Nico: Also, it feels like this is something out of my control to create, but I should focus on karma yoga and slowly dissolving the sense of doership and wait for the desire to make itself known. Does this seem valid? It’s like I want the burning desire but I don’t know how. Thanks for your insight.


Sundari: The point of negating the doer is the realisation that nobody controls anything. Everything happens by the grace of Isvara alone. You can develop the qualifications by understanding what they are. If you have not read either of James’ books How to Attain Enlightenment or The Essence of Enlightenment, please make sure you do. The qualifications are in the first chapters, along with motivations. Otherwise, you can “wait for the desire to make itself known,” which could take a few lifetimes or a few years. Who knows? If you don’t have a problem with ignorance, neither does Isvara, or awareness, because awareness sees only itself and has no problem with ignorance. Moksa is only for the jiva who lives in the apparent reality because as the self you are and always have been, free.
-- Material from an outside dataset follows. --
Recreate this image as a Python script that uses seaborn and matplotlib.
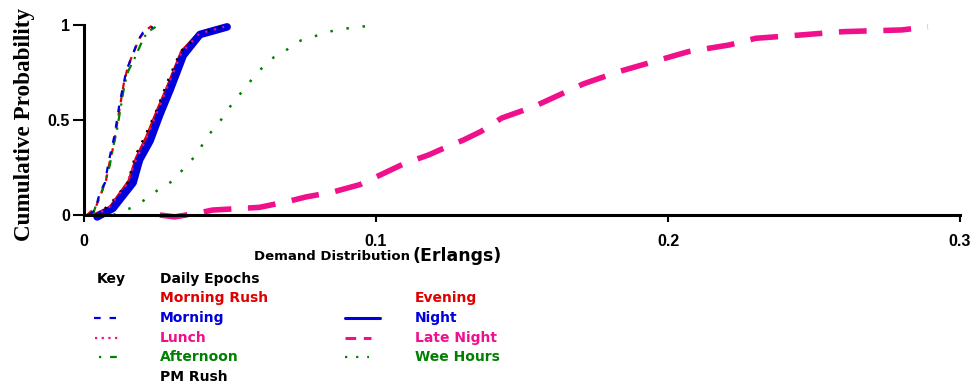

I have attached a satsang I recently wrote on karma yoga.

You need to start at the beginning if you want us to help you. As I told you, there is a progression and methodology to the teachings that must be followed for self-inquiry to produce self-knowledge. It will not work for you or me to help you if you are not signed up for a proper sadhana. If you have no real clarity with reference to a goal like freedom from suffering, then just carry on doing what you are doing, and maybe one day something will happen to push the mind fully into self-inquiry.